## What is expected
Show all lines of the listing that hold the word "drawn".

## The records
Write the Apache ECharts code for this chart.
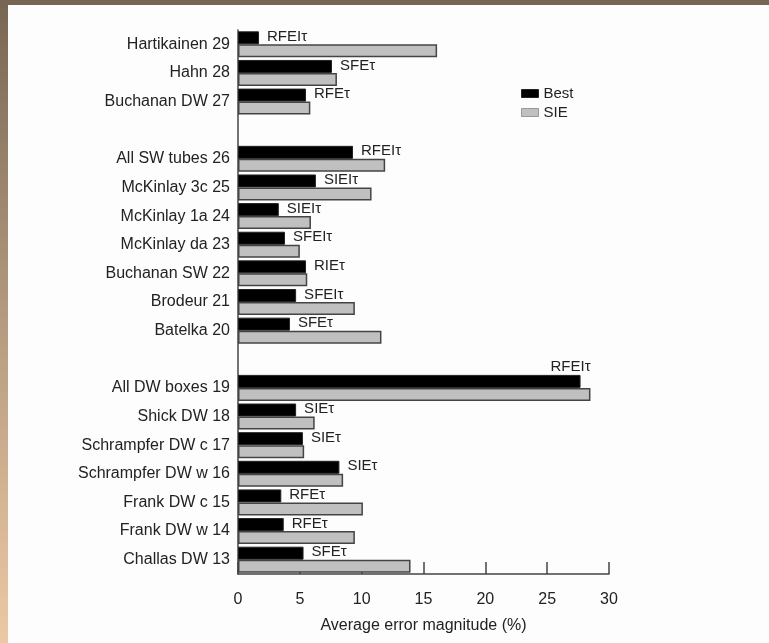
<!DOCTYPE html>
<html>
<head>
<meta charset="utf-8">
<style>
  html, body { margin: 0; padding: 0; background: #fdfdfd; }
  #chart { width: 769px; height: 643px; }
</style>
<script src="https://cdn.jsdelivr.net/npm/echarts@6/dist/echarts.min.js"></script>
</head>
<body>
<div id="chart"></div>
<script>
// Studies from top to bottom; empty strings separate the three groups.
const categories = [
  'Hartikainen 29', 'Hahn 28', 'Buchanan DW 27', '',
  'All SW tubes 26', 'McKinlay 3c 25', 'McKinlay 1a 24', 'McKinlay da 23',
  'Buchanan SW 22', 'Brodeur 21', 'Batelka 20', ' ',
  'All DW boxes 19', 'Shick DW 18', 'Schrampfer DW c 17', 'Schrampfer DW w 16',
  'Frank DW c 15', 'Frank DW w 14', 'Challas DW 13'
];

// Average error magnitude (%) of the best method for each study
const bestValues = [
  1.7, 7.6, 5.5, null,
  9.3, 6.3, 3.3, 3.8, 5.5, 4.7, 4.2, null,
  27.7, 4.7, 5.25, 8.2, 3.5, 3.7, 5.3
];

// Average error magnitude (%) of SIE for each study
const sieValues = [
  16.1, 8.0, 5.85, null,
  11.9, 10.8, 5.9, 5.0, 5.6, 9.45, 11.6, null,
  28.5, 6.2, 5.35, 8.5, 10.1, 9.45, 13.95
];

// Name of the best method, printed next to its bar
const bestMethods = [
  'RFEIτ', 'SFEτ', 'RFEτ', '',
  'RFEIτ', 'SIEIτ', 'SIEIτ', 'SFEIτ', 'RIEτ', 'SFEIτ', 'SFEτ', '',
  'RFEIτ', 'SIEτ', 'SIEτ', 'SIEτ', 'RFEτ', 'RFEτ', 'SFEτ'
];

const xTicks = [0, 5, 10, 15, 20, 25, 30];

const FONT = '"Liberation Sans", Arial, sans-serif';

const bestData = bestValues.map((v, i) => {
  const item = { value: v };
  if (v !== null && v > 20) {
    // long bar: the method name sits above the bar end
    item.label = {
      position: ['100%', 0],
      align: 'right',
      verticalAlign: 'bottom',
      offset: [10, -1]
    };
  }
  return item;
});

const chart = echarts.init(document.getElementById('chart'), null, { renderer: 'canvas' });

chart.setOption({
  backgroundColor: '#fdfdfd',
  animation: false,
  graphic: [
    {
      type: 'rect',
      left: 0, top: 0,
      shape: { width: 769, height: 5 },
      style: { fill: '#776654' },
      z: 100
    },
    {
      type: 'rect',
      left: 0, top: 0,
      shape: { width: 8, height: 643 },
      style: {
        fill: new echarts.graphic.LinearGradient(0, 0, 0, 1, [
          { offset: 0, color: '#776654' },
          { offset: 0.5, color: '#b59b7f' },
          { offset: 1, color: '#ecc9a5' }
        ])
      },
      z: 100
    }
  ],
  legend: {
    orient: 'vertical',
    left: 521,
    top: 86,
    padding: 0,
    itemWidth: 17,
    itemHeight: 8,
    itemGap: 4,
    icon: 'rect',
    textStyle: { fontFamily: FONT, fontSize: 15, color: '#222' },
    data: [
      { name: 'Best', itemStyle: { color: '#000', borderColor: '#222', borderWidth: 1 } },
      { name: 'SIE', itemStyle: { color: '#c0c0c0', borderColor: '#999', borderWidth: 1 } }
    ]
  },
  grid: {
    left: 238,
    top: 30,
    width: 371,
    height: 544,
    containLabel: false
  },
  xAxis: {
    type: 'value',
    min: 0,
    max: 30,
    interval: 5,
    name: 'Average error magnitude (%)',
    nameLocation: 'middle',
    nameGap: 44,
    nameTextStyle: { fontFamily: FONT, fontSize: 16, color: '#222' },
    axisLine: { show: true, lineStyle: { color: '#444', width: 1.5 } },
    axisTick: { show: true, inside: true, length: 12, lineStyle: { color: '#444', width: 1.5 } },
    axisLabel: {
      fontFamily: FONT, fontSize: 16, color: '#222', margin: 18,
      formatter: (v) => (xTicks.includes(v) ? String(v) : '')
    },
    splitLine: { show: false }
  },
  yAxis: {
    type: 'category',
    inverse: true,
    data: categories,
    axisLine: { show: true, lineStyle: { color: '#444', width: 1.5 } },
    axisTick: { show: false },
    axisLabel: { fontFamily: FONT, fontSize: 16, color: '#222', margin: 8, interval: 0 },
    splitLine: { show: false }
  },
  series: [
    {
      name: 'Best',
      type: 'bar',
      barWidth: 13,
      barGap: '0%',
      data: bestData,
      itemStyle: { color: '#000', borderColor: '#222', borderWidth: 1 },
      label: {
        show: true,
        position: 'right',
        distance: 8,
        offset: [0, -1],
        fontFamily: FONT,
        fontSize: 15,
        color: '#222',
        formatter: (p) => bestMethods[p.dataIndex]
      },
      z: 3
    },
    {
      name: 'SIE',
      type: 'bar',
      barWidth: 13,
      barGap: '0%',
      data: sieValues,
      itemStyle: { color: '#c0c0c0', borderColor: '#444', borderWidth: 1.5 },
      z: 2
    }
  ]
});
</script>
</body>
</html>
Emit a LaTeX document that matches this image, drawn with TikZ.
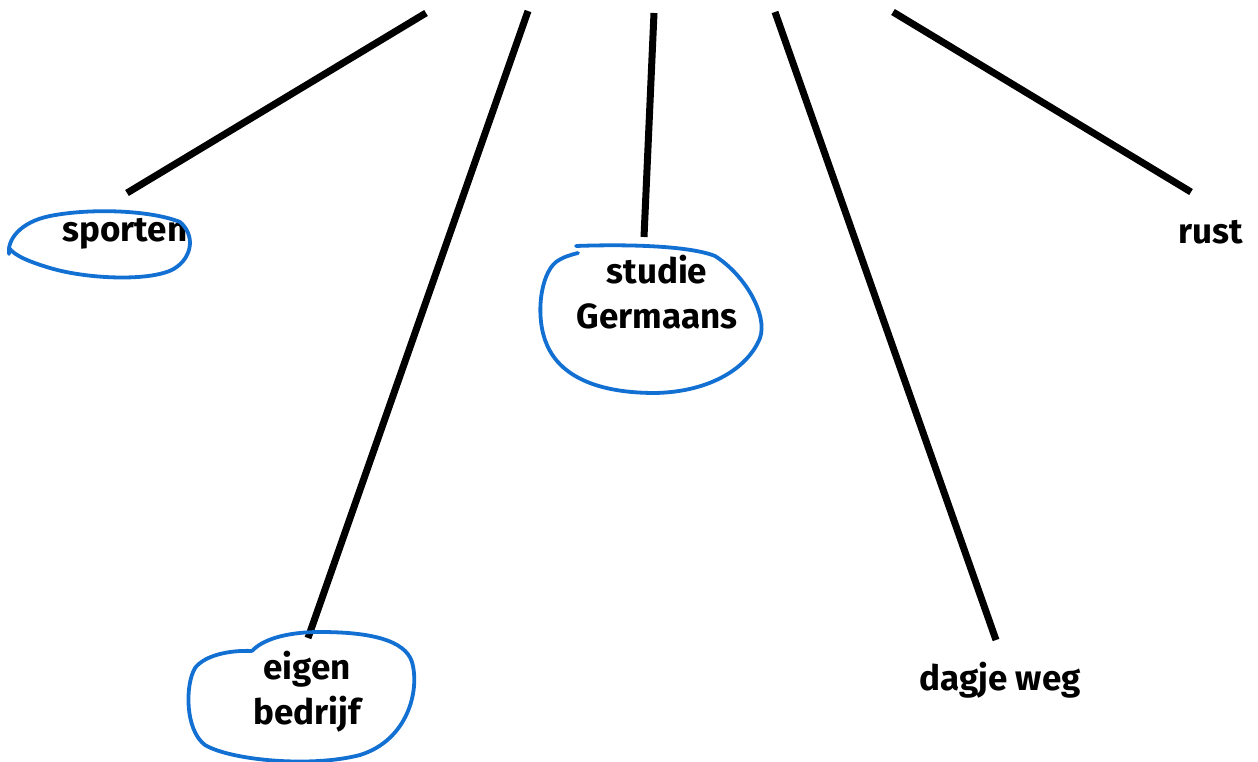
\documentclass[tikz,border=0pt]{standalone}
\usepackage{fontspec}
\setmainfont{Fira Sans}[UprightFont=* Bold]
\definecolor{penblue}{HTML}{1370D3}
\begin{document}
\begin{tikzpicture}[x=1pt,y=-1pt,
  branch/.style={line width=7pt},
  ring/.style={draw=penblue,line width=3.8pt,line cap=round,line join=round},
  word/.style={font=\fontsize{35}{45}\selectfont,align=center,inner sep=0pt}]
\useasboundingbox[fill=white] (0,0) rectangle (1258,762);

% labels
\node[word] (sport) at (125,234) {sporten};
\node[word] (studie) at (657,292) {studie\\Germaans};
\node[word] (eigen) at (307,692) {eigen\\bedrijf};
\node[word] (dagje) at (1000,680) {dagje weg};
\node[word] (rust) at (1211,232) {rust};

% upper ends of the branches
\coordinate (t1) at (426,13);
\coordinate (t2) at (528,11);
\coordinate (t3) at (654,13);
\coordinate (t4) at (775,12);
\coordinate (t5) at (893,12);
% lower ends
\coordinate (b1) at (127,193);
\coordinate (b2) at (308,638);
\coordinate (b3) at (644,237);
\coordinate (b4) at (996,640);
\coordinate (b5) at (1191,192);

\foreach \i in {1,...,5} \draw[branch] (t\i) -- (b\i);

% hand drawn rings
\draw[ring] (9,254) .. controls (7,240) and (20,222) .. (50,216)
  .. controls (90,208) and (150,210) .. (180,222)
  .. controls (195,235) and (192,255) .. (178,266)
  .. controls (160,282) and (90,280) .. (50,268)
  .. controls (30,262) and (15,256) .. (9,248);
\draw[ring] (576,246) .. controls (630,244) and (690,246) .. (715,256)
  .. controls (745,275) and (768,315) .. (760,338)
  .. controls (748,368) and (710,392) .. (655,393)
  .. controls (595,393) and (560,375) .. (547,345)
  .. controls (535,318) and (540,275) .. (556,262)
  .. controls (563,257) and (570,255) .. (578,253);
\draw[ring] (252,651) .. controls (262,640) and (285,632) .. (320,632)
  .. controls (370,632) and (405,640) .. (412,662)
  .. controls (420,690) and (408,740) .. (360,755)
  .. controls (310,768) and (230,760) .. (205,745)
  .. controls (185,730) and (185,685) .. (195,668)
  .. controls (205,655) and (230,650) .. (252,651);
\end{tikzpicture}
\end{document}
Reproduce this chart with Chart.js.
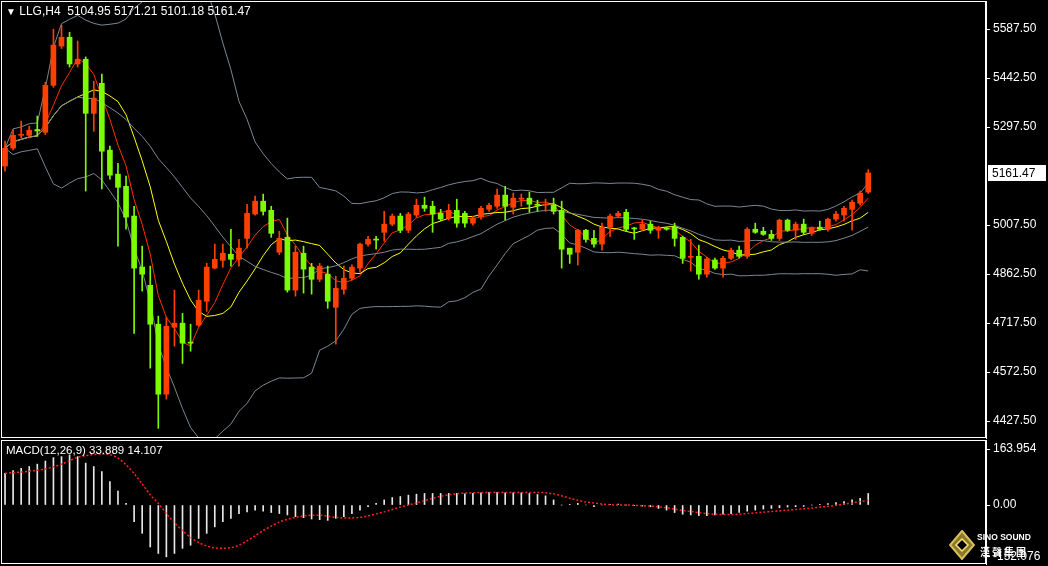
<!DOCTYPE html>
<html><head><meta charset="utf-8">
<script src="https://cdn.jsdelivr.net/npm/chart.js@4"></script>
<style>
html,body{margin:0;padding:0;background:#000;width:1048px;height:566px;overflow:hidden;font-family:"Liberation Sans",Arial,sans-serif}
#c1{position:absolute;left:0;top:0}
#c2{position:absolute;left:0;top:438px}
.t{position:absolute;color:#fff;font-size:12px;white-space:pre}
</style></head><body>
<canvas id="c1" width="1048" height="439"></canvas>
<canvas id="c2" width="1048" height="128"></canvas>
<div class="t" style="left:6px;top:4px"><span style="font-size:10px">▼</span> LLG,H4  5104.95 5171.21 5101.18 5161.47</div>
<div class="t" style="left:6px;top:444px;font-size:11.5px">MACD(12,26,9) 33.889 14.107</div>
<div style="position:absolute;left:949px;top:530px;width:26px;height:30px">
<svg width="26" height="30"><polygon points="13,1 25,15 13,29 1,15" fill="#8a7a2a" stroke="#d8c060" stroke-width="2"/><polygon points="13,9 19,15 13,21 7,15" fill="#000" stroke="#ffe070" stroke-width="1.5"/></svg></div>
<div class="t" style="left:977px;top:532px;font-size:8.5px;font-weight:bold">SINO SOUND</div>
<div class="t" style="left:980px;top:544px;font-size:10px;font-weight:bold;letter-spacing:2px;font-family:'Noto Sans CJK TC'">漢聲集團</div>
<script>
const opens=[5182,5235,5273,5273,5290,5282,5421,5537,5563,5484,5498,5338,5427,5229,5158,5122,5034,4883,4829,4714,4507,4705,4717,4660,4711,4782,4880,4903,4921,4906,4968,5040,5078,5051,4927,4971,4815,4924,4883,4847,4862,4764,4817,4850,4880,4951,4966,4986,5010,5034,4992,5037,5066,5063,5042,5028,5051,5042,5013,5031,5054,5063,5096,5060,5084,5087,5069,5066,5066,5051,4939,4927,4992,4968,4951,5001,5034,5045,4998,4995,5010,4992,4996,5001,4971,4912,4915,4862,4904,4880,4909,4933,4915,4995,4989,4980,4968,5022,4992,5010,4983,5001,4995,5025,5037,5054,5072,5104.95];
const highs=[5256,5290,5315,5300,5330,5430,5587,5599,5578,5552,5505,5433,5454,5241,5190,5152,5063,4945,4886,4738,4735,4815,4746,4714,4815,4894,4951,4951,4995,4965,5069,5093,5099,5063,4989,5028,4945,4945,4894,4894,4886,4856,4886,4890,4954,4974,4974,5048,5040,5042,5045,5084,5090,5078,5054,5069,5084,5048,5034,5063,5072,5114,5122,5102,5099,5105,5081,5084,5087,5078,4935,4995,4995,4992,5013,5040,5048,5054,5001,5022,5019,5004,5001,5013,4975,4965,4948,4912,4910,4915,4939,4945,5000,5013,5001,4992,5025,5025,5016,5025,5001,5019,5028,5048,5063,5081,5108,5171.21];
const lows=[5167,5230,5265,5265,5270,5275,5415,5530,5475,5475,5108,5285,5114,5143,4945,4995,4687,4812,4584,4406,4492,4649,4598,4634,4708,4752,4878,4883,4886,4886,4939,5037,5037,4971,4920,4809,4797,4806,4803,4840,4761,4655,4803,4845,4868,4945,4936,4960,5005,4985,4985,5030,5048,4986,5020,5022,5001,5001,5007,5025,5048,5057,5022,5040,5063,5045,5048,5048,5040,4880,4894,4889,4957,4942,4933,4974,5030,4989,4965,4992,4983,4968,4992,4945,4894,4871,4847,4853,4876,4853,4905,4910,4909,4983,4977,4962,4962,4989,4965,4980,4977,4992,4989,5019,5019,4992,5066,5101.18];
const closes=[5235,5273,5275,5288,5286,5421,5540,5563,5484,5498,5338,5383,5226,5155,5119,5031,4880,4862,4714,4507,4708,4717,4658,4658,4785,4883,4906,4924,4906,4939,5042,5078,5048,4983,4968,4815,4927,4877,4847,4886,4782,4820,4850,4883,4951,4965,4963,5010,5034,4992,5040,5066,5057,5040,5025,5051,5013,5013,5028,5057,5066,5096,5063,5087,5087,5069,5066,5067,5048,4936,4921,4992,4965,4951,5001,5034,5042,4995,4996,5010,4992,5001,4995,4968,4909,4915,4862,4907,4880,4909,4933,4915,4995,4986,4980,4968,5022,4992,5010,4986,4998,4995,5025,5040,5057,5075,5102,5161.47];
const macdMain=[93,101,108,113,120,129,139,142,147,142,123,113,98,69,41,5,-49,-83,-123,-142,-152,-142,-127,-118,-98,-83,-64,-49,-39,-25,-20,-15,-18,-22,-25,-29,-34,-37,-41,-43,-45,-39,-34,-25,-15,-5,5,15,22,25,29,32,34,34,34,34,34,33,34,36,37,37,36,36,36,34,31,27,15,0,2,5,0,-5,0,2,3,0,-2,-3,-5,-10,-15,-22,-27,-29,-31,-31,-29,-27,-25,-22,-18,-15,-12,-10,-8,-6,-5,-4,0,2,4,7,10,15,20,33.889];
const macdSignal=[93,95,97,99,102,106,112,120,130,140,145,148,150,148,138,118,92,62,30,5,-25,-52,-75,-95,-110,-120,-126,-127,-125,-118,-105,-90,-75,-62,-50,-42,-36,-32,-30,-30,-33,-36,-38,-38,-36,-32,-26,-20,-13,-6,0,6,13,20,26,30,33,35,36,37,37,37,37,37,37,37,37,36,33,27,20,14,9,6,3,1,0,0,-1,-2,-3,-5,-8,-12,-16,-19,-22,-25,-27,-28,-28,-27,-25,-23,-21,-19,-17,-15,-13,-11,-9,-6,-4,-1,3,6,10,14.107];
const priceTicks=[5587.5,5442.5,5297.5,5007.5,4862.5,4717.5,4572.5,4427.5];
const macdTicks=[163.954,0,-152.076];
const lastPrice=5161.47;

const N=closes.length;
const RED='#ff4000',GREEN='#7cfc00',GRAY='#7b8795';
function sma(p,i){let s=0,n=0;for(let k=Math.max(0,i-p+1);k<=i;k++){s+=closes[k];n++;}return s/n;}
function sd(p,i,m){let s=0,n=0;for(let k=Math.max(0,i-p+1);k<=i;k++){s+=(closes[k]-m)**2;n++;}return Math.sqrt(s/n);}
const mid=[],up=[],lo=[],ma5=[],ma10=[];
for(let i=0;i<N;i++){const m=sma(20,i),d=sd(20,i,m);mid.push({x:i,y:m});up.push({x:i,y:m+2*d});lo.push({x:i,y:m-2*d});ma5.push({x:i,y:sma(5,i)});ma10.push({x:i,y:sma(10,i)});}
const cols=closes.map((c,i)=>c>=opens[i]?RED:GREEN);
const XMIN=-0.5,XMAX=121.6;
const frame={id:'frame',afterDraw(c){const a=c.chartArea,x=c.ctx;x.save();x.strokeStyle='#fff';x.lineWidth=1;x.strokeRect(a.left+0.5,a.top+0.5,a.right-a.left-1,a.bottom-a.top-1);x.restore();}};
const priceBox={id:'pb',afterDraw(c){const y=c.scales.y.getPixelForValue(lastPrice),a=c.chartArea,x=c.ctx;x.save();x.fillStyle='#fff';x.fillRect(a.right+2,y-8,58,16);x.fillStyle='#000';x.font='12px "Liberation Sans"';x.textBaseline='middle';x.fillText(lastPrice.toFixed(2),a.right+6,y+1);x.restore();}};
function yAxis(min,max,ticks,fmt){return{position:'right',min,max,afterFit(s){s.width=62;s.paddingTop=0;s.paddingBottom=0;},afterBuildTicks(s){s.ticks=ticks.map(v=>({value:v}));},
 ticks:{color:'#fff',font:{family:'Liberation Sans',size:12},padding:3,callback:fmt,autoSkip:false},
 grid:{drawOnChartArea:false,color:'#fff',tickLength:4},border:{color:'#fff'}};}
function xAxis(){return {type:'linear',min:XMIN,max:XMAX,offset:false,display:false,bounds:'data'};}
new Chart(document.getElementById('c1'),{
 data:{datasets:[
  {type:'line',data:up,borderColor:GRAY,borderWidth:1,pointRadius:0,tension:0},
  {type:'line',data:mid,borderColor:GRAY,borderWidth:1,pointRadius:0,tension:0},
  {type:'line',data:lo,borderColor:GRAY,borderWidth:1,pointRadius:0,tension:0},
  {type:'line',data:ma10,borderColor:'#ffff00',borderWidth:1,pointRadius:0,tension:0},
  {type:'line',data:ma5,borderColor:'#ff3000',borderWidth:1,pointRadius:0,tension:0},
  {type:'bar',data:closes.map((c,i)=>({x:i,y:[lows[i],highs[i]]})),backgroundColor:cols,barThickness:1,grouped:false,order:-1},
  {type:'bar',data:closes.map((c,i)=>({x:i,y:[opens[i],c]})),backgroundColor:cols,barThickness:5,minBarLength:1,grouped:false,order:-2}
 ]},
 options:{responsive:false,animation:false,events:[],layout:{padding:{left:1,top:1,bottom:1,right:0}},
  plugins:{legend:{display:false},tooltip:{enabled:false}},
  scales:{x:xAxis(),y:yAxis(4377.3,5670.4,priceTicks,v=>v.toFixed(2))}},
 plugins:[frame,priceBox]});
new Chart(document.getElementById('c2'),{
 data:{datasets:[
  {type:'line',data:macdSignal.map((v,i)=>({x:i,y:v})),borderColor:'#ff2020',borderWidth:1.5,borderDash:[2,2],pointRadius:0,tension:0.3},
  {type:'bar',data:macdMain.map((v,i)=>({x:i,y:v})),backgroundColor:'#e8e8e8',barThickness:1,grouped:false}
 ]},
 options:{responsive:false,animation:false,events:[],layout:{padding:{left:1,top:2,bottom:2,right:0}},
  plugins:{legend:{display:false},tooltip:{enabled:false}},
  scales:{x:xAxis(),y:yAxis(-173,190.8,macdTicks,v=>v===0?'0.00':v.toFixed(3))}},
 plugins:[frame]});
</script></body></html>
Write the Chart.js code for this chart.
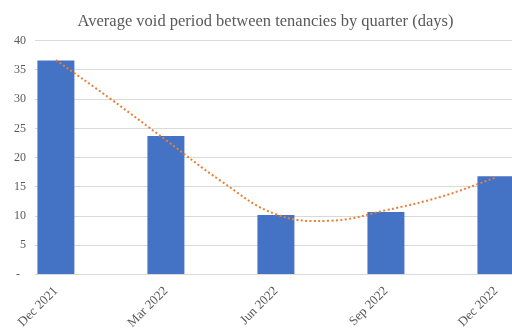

## The output
Emit a LaTeX document that matches this image, drawn with TikZ.
% hand drawn rings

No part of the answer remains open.